# PYTHON-LANG-SEC-090: Insecure XML Parsing (XXE Vulnerability)

> **Severity:** MEDIUM | **CWE:** CWE-611 | **OWASP:** A05:2021

- **Language:** Python
- **Category:** Python Core
- **URL:** https://codepathfinder.dev/registry/python/lang/PYTHON-LANG-SEC-090
- **Detection:** `pathfinder scan --ruleset python/PYTHON-LANG-SEC-090 --project .`

## Description

Python's xml.etree.ElementTree and related modules (xml.dom.minidom, xml.sax, xml.parsers.expat)
are vulnerable to XML External Entity (XXE) injection by default. XXE attacks occur when
an XML parser processes external entity references in untrusted XML content.

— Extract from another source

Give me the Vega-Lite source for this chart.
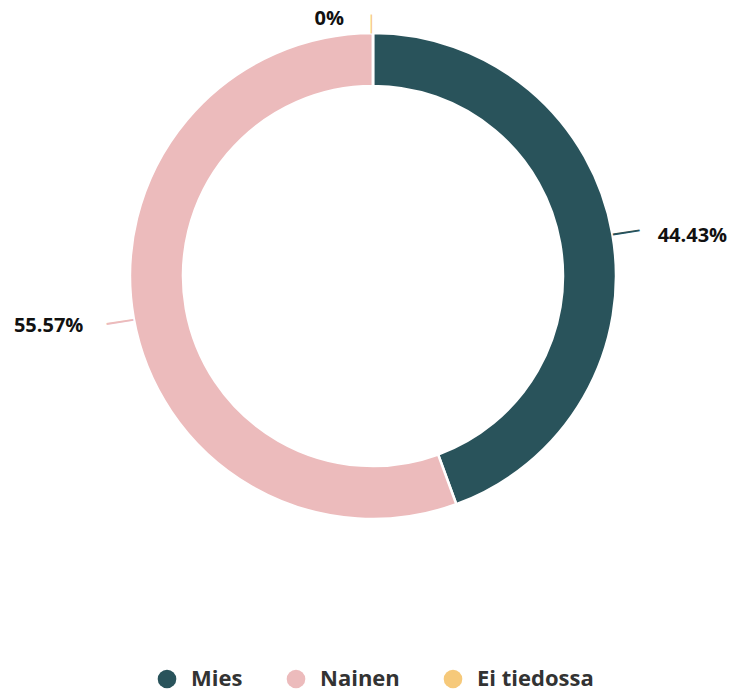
{
  "$schema": "https://vega.github.io/schema/vega-lite/v6.json",
  "width": 726,
  "height": 552,
  "autosize": {"type": "none"},
  "padding": {"left": 10, "top": 0, "right": 0, "bottom": 147},
  "background": "white",
  "config": {"view": {"stroke": null}},
  "data": {
    "values": [
      {"cat": "Mies", "value": 0.4443, "i": 1},
      {"cat": "Nainen", "value": 0.5557, "i": 2},
      {"cat": "Ei tiedossa", "value": 0, "i": 3}
    ]
  },
  "layer": [
    {
      "mark": {"type": "arc", "radius": 243, "radius2": 190, "stroke": "white", "strokeWidth": 2.5},
      "encoding": {
        "theta": {"field": "value", "type": "quantitative", "stack": true},
        "order": {"field": "i", "type": "quantitative"},
        "color": {
          "field": "cat",
          "type": "nominal",
          "scale": {"domain": ["Mies", "Nainen", "Ei tiedossa"], "range": ["#29535b", "#ecbbbc", "#f6c97a"]},
          "legend": {
            "orient": "none",
            "legendX": 146,
            "legendY": 668,
            "direction": "horizontal",
            "title": null,
            "symbolType": "circle",
            "symbolSize": 346,
            "symbolStrokeWidth": 0,
            "symbolOpacity": 1,
            "labelFont": "Open Sans",
            "labelFontSize": 22,
            "labelFontWeight": "bold",
            "labelColor": "#333333",
            "labelOffset": 13,
            "columnPadding": 42,
            "padding": 0
          }
        }
      }
    },
    {
      "mark": {"type": "text", "radius": 257, "angle": -9, "align": "center", "baseline": "middle", "font": "Liberation Sans", "fontSize": 27},
      "encoding": {
        "theta": {"field": "value", "type": "quantitative", "stack": true},
        "order": {"field": "i", "type": "quantitative"},
        "text": {"value": "—"},
        "color": {"condition": {"test": "datum.cat === 'Mies'", "value": "#29535b"}, "value": "#ecbbbc"},
        "opacity": {"condition": {"test": "datum.cat === 'Ei tiedossa'", "value": 0}, "value": 1}
      }
    },
    {
      "mark": {"type": "text", "radius": 252, "angle": 90, "align": "center", "baseline": "middle", "font": "Liberation Sans", "fontSize": 19, "color": "#f6c97a"},
      "encoding": {
        "theta": {"field": "value", "type": "quantitative", "stack": true},
        "order": {"field": "i", "type": "quantitative"},
        "text": {"value": "—"},
        "opacity": {"condition": {"test": "datum.cat === 'Ei tiedossa'", "value": 1}, "value": 0}
      }
    },
    {
      "mark": {"type": "text", "radius": 285, "align": "left", "baseline": "middle", "dx": 4, "dy": 10, "font": "Open Sans", "fontSize": 20, "fontWeight": "bold", "color": "#111111"},
      "encoding": {
        "theta": {"field": "value", "type": "quantitative", "stack": true},
        "order": {"field": "i", "type": "quantitative"},
        "text": {"field": "value", "type": "quantitative", "format": ".2~%"},
        "opacity": {"condition": {"test": "datum.cat === 'Mies'", "value": 1}, "value": 0}
      }
    },
    {
      "mark": {"type": "text", "radius": 285, "align": "right", "baseline": "middle", "dx": -9, "dy": 0, "font": "Open Sans", "fontSize": 20, "fontWeight": "bold", "color": "#111111"},
      "encoding": {
        "theta": {"field": "value", "type": "quantitative", "stack": true},
        "order": {"field": "i", "type": "quantitative"},
        "text": {"field": "value", "type": "quantitative", "format": ".2~%"},
        "opacity": {"condition": {"test": "datum.cat === 'Nainen'", "value": 1}, "value": 0}
      }
    },
    {
      "mark": {"type": "text", "radius": 257, "align": "right", "baseline": "middle", "dx": -29, "dy": 0, "font": "Open Sans", "fontSize": 20, "fontWeight": "bold", "color": "#111111"},
      "encoding": {
        "theta": {"field": "value", "type": "quantitative", "stack": true},
        "order": {"field": "i", "type": "quantitative"},
        "text": {"field": "value", "type": "quantitative", "format": ".2~%"},
        "opacity": {"condition": {"test": "datum.cat === 'Ei tiedossa'", "value": 1}, "value": 0}
      }
    }
  ]
}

A malicious XML document can define external entities that reference local files
(/etc/passwd, /etc/shadow, SSH private keys) or internal network resources. When the
parser resolves these entities, the file contents are embedded in the parsed XML and
returned to the attacker, or the parser makes HTTP/HTTPS requests to internal network
addresses for server-side request forgery (SSRF).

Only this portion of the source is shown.